Sophia... We are both 26, though he is about 6 months older than me.

Heartlandguy, I know no one here wants to see me get hurt. And I love everyone for that! :) My friends do really like him so far, especially my closest girlfriend who has spent the most time around him so far. She says he treats me very well and treats HER well too. My sister has met him and loves him also. The fact that they all get such a good vibe around him really helps because they have always been honest with me in the past with guys they didn't like me dating.

Stacey, I do remember reading your thread about you and Patrick and his scary grandmother (right?)! You've always come across as very mature and knowledgeable and you present an interesting point of view that I can relate to. I haven't always been so quick to detach myself emotionally from a broken relationship, but my more recent relationships have strengthened that ability. I have learned to take a lesson from each relationship and look at it as "why would I be sad over losing what was never meant to be?" I know it just brings me closer to what I really want and deserve. As far as the sexual aspect of it, very good point!! I wouldn't want to waste my time getting attached to someone who's just going to use me for sex anyway! So why not find out sooner than later! And if he really is true at heart, then why hold back on these intense desires? I never really looked at it that way but it makes a lot of sense! I am an adult, I have good judgement, and 99% of me tells me this guy is the most amazing thing that's ever crossed my path. The 1% only comes from the caution Heartlandguy warns about. The fact that I've only known him a week.
But we have not been able to part since meeting. In fact, I didn't have to be to work until 2 today, and he took a sick day to spend the morning and early afternoon with me. I just left his house, and cannot wait to be back there in his arms. We took a nice long walk and had lunch, and talked more about how crazy this whole thing is but how amazing it feels!! He tells me he just wants to wake up next to me every day! It feels like I've known him forever.

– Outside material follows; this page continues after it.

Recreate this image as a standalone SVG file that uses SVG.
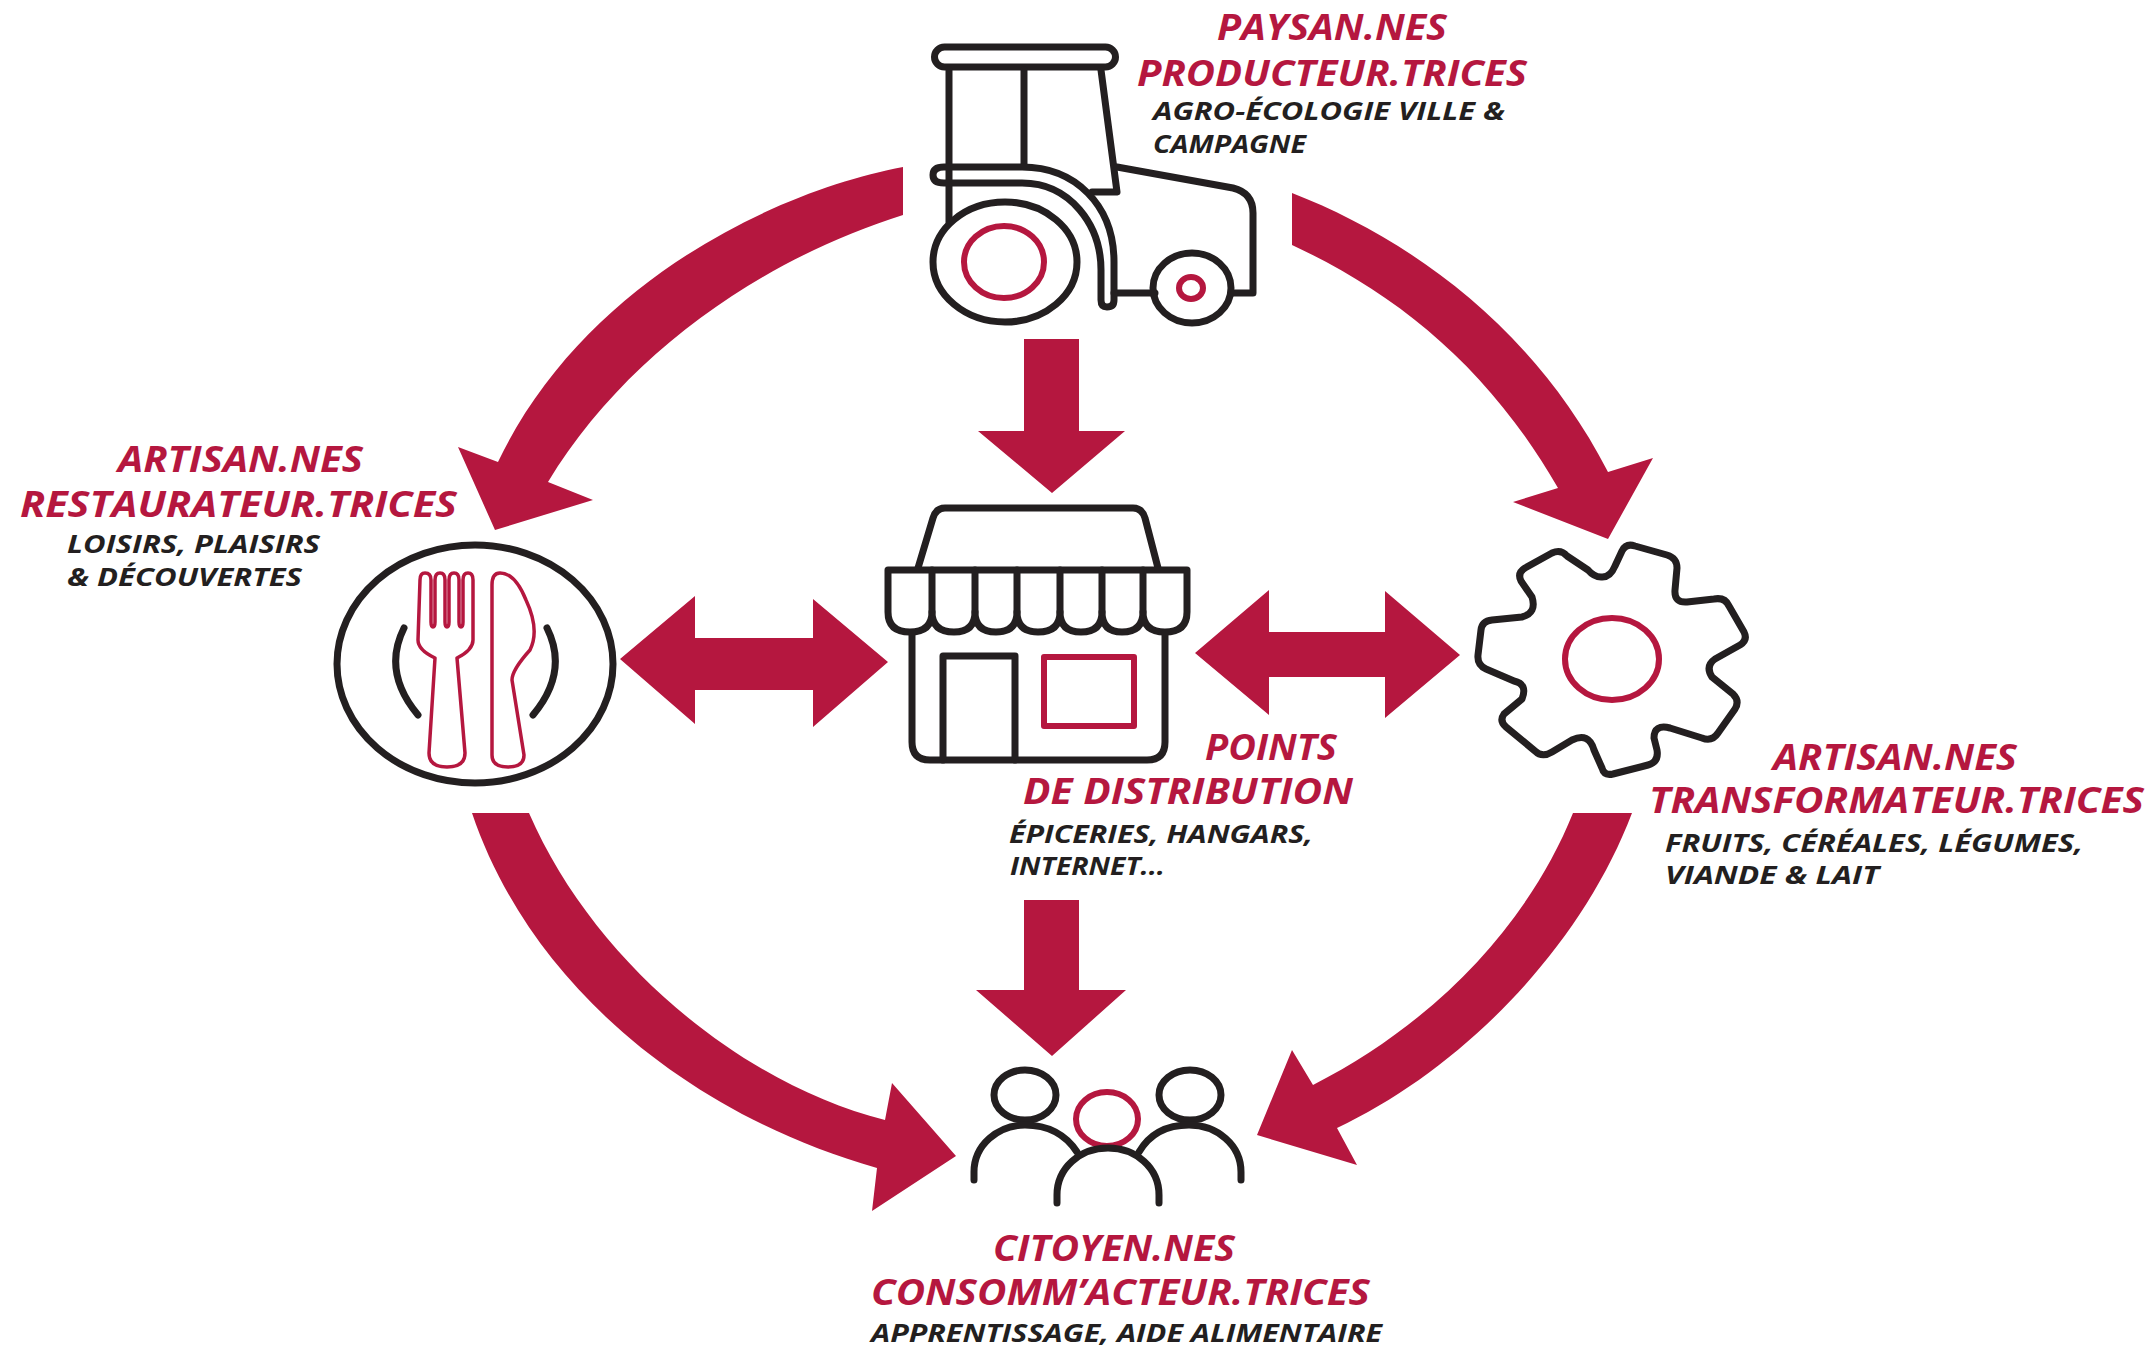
<svg xmlns="http://www.w3.org/2000/svg" width="2150" height="1349" viewBox="0 0 2150 1349">
<style>
.k{fill:none;stroke:#231f20;stroke-width:7;stroke-linecap:round;stroke-linejoin:round}
.r{fill:none;stroke:#b5173f;stroke-width:6;stroke-linejoin:round}
.t{fill:none;stroke:#b5173f;stroke-width:3.5;stroke-linejoin:round}
.a{fill:#b5173f}
.h{font-family:"Open Sans","Liberation Sans",sans-serif;font-weight:700;font-style:italic;font-size:35px;fill:#b5173f}
.s{font-family:"Open Sans","Liberation Sans",sans-serif;font-weight:700;font-style:italic;font-size:25px;fill:#231f20}
</style>
<rect width="2150" height="1349" fill="#fff"/>
<g id="connectors">
<path class="a" d="M903,167V215C760,260 625,355 548,482L593,500L495,530L458,447L498,462C585,280 780,190 903,167Z"/>
<path class="a" d="M1292,193V245C1400,295 1490,370 1558,488L1513,502L1608,539L1653,458L1608,472C1530,320 1400,235 1292,193Z"/>
<path class="a" d="M1024,339H1079V431H1125L1052,493L978,431H1024Z"/>
<path class="a" d="M1024,900H1079V990H1126L1052,1056L976,990H1024Z"/>
<path class="a" d="M620,659L695,596V638H813V599L888,662L813,727V690H695V724Z"/>
<path class="a" d="M1195,653L1269,590V632H1385V591L1460,655L1385,718V677H1269V715Z"/>
<path class="a" d="M472,813H529C595,965 745,1085 885,1120L892,1083L956,1156L872,1211L877,1168C690,1115 530,985 472,813Z"/>
<path class="a" d="M1573,813H1632C1580,950 1460,1070 1337,1128L1357,1165L1257,1135L1292,1050L1313,1085C1440,1020 1530,920 1573,813Z"/>
</g>
<g id="tractor">
<rect class="k" x="934.500" y="47" width="181" height="20" rx="10"/>
<path class="k" d="M949,70V222M1024,70V165M1101,70L1117,192H1092"/>
<path class="k" d="M1117,167L1233,188Q1253,193 1253,213V293H1233M1155,293H1114"/>
<path class="k" d="M1022,167H944Q933,167 933,175Q933,183 944,183H1022C1070,183 1101,225 1101,270V300Q1101,307 1107,307Q1114,307 1114,300V262C1114,205 1075,167 1022,167Z"/>
<ellipse class="k" cx="1005" cy="262" rx="72" ry="60"/>
<ellipse class="r" cx="1004" cy="262" rx="40" ry="36"/>
<ellipse class="k" cx="1192" cy="288" rx="39" ry="35"/>
<ellipse class="r" cx="1191" cy="288" rx="12" ry="11"/>
</g>
<g id="plate">
<ellipse class="k" cx="475" cy="664" rx="138" ry="119"/>
<path class="k" d="M404,628Q382,672 418,715M547,628Q569,672 533,715"/>
<path class="t" d="M420,580Q420,573 425,573Q431,573 431,580V622Q431,627 433,627Q435,627 435,622V580Q435,573 440,573Q445,573 445,580V622Q445,627 447,627Q449,627 449,622V580Q449,573 454,573Q459,573 459,580V622Q459,627 461,627Q463,627 463,622V580Q463,573 468,573Q473,573 473,580V640Q473,650 457,658L465,753Q465,767 447,767Q429,767 429,753L435,658Q418,650 418,640Z"/>
<path class="t" d="M492,585Q492,573 500,573Q515,573 526,600Q540,630 530,650Q512,670 512,680L524,755Q524,767 508,767Q492,767 492,755Z"/>
</g>
<g id="shop">
<path class="k" d="M918,568L933,518Q936,508 945,508H1133Q1142,508 1145,518L1158,568"/>
<path class="k" d="M888,570H1187V612Q1187,632 1165,632Q1143,632 1143,612Q1143,632 1122,632Q1102,632 1102,612Q1102,632 1081,632Q1060,632 1060,612Q1060,632 1038,632Q1017,632 1017,612Q1017,632 996,632Q975,632 975,612Q975,632 954,632Q932,632 932,612Q932,632 910,632Q888,632 888,612Z"/>
<path class="k" d="M932,570V612M975,570V612M1017,570V612M1060,570V612M1102,570V612M1143,570V612"/>
<path class="k" d="M912,633V742Q912,760 930,760H1147Q1165,760 1165,742V633"/>
<path class="k" d="M943,760V656H1015V760"/>
<rect class="r" x="1044" y="657" width="90" height="69"/>
</g>
<g id="gear">
<path class="k" d="M1601,577Q1610,578 1615,566L1622,551Q1626,543 1635,546L1667,555Q1677,558 1677,568L1675,590Q1674,603 1687,602L1714,599Q1725,597 1729,606L1744,632Q1748,640 1740,645L1715,659Q1705,666 1712,677L1733,694Q1740,701 1735,709L1718,733Q1712,742 1702,738L1670,728Q1654,724 1654,738L1657,750Q1659,762 1648,765L1613,774Q1604,776 1602,768L1594,750Q1589,732 1572,740L1552,752Q1542,758 1535,751L1506,727Q1499,721 1504,714L1522,699Q1528,684 1514,681L1486,669Q1477,665 1478,655L1481,630Q1482,621 1492,620L1522,617Q1537,613 1532,597L1521,581Q1517,573 1525,568L1552,553Q1561,549 1567,556L1588,570Q1594,577 1601,577Z"/>
<ellipse class="r" cx="1612" cy="659" rx="47" ry="41"/>
</g>
<g id="people">
<ellipse class="k" cx="1025" cy="1095" rx="31" ry="25"/>
<ellipse class="k" cx="1190" cy="1095" rx="31" ry="25"/>
<ellipse class="r" cx="1107" cy="1119" rx="31" ry="27"/>
<path class="k" d="M974,1180V1172C974,1145 998,1125 1025,1125C1048,1125 1066,1135 1077,1152"/>
<path class="k" d="M1241,1180V1172C1241,1145 1217,1125 1189,1125C1166,1125 1149,1135 1139,1152"/>
<path class="k" d="M1057,1203V1195C1057,1168 1080,1148 1108,1148C1136,1148 1159,1168 1159,1195V1203"/>
</g>
<g id="label-paysan">
<text class="h" x="1217" y="40" textLength="230" lengthAdjust="spacingAndGlyphs">PAYSAN.NES</text>
<text class="h" x="1137" y="86" textLength="390" lengthAdjust="spacingAndGlyphs">PRODUCTEUR.TRICES</text>
<text class="s" x="1153" y="120" textLength="352" lengthAdjust="spacingAndGlyphs">AGRO-ÉCOLOGIE VILLE &amp;</text>
<text class="s" x="1153" y="153" textLength="153" lengthAdjust="spacingAndGlyphs">CAMPAGNE</text>
</g>
<g id="label-restaurateur">
<text class="h" x="118" y="472" textLength="245" lengthAdjust="spacingAndGlyphs">ARTISAN.NES</text>
<text class="h" x="20" y="517" textLength="437" lengthAdjust="spacingAndGlyphs">RESTAURATEUR.TRICES</text>
<text class="s" x="67" y="553" textLength="253" lengthAdjust="spacingAndGlyphs">LOISIRS, PLAISIRS</text>
<text class="s" x="67" y="586" textLength="235" lengthAdjust="spacingAndGlyphs">&amp; DÉCOUVERTES</text>
</g>
<g id="label-distribution">
<text class="h" x="1205" y="760" textLength="132" lengthAdjust="spacingAndGlyphs">POINTS</text>
<text class="h" x="1023" y="804" textLength="330" lengthAdjust="spacingAndGlyphs">DE DISTRIBUTION</text>
<text class="s" x="1009" y="843" textLength="304" lengthAdjust="spacingAndGlyphs">ÉPICERIES, HANGARS,</text>
<text class="s" x="1010" y="875" textLength="155" lengthAdjust="spacingAndGlyphs">INTERNET...</text>
</g>
<g id="label-transformateur">
<text class="h" x="1773" y="770" textLength="244" lengthAdjust="spacingAndGlyphs">ARTISAN.NES</text>
<text class="h" x="1649" y="813" textLength="495" lengthAdjust="spacingAndGlyphs">TRANSFORMATEUR.TRICES</text>
<text class="s" x="1665" y="852" textLength="418" lengthAdjust="spacingAndGlyphs">FRUITS, CÉRÉALES, LÉGUMES,</text>
<text class="s" x="1665" y="884" textLength="214" lengthAdjust="spacingAndGlyphs">VIANDE &amp; LAIT</text>
</g>
<g id="label-citoyen">
<text class="h" x="993" y="1261" textLength="242" lengthAdjust="spacingAndGlyphs">CITOYEN.NES</text>
<text class="h" x="871" y="1305" textLength="499" lengthAdjust="spacingAndGlyphs">CONSOMM’ACTEUR.TRICES</text>
<text class="s" x="871" y="1342" textLength="511" lengthAdjust="spacingAndGlyphs">APPRENTISSAGE, AIDE ALIMENTAIRE</text>
</g>
</svg>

Goody... Thank you for your good wishes for me!! I've always looked at sex in a very emotional, spiritual way too. I don't sleep with someone just because I find them attractive, I have to connect with that person and truly feel like we're making love. The thing is, even though we have not actually had sex yet, everything else we do has that feeling to it. The deep stares into each others eyes, with the look of love followed by the confession that we're falling in love with each other. Is this really possible?? Can this really be happening?!